Juventud Rebelde - Diario de la Juventud Cubana

La aparente dulzura de las cosas

Autor:

José Alejandro Rodríguez

Ya el azúcar no es el «oro nacional», ni el guarapo es «la sangre de Cuba»; ya el ingenio no es «el corazón del país». Que lo sepa Miguel Ángel de la Torre, gran cronista de principios del siglo XX: sus metáforas languidecieron con las reconversiones económicas, a la vuelta de tantos años. Que se entere también el sabio Don Fernando Ortiz: no hay ahora contrapunteo cubano del tabaco y el azúcar, por abandono de esta última del combate por la primacía en nuestra vida. El ingenio de Manuel Moreno Fraginals hoy muele sus propios recuerdos.

La industria azucarera ya no sostiene el país, y ha cedido el estrellato en la cartera de ingresos económicos al turismo, el níquel, los servicios profesionales y las promisorias biotecnología y farmacéutica; mientras el tabaco se aferra a sus viejos humos, para no pasar a ceniza en los negocios exteriores.

La reestructuración de la que fuera nuestra primera industria no fue capricho: Cuba se vio entrampada entre la cada vez mayor depreciación del dulce en el mercado mundial —producto básico al fin— y la incosteabilidad de producirlo. Aunque también incidieron ineficiencias domésticas, como los bajos rendimientos que costaban un país.

Algunos entendidos piensan que la medida era impostergable, pero quizá muy precipitada en su alcance, al extremo de desactivar tantos centrales azucareros; pues no deben descartarse, como nos ha sorprendido más de una vez, futuras alzas de precios del alimento energético. Otros, no sin razón, defienden los mayores valores agregados de otros subproductos de la caña. La historia dirá…

Lo cierto es que a estas alturas, nadie sostiene aquella sentencia que flotó sobre buena parte de la Historia nacional, hasta las postrimerías del siglo XX: «Sin azúcar no hay país». Sin embargo, uno palpa cierta visión en la sociedad cubana de a Rey muerto, Rey puesto, en torno a la agroindustria que, aun con todos sus amargores, cimentó con dulzura la nación y nuestra propia identidad.

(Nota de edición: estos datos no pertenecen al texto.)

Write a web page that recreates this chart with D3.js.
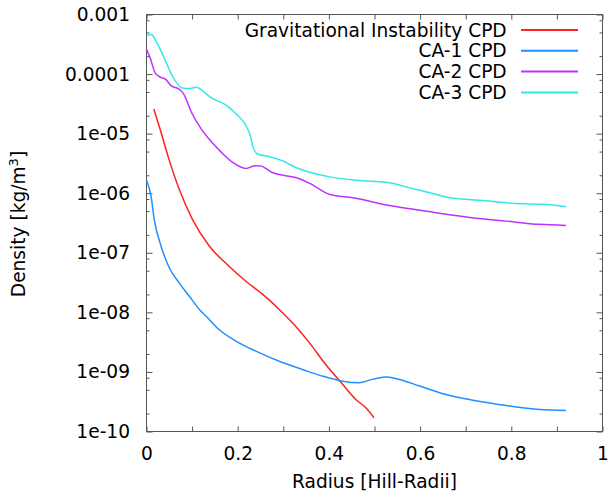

Incluso, pervive una percepción olvidadiza y lineal, de hecho consumado y superado, en torno a la reestructuración azucarera, un proceso que no debe escapar del análisis permanente: qué se hizo bien y qué no, cuáles saldos deja, qué preguntas aún esperan por respuestas. Pero eso es «recobrado» para entendidos y gestores de las políticas.

Solo quiero vindicar la memoria del azúcar, conmovido por un hermoso cuadernillo de relatos del colega y amigo Luis Sexto, que entremezcla mieles de su vida y reporterismo por centrales y bateyes, y las refina con la imaginación del buen narrador. Un delicioso libro, La aparente cordura de las cosas, de la Editorial Pablo de la Torriente Brau. Si alguien pretende aún darle la espalda al azúcar fecundo, y hacer cuenta nueva, que se lea esas viñetas pugnaces.

Por lo que representaron para Cuba el cañaveral y el ingenio, la reestructuración y reconversión de esa agroindustria han dejado demasiados «plantones» en la memoria colectiva y la nostalgia. Hay aún heridas abiertas, tristezas en bateyes y recuerdos imposibles de cerrar ni archivar, aunque lo dicte la lógica económica.

El azúcar, desde el humilde mascabado, fue el abono de nuestra historia como nación, de nuestras ideas independentistas y luchas obreras. En aquellos primeros años de construcción del socialismo, los ingenios, con sus azucareros en primera línea, fueron la avanzada, y escenarios también de complejidades y contradicciones del sistema, que bien las refleja Luis Sexto.

Al final, este cronista prefiere seguir viviendo, como Sexto, con el rigor y la puntualidad de aquellos pitazos, embriagado con el olor de la melaza; soñando, desde un banco en el batey de Cuba, que la vida puede ser buena y dulce.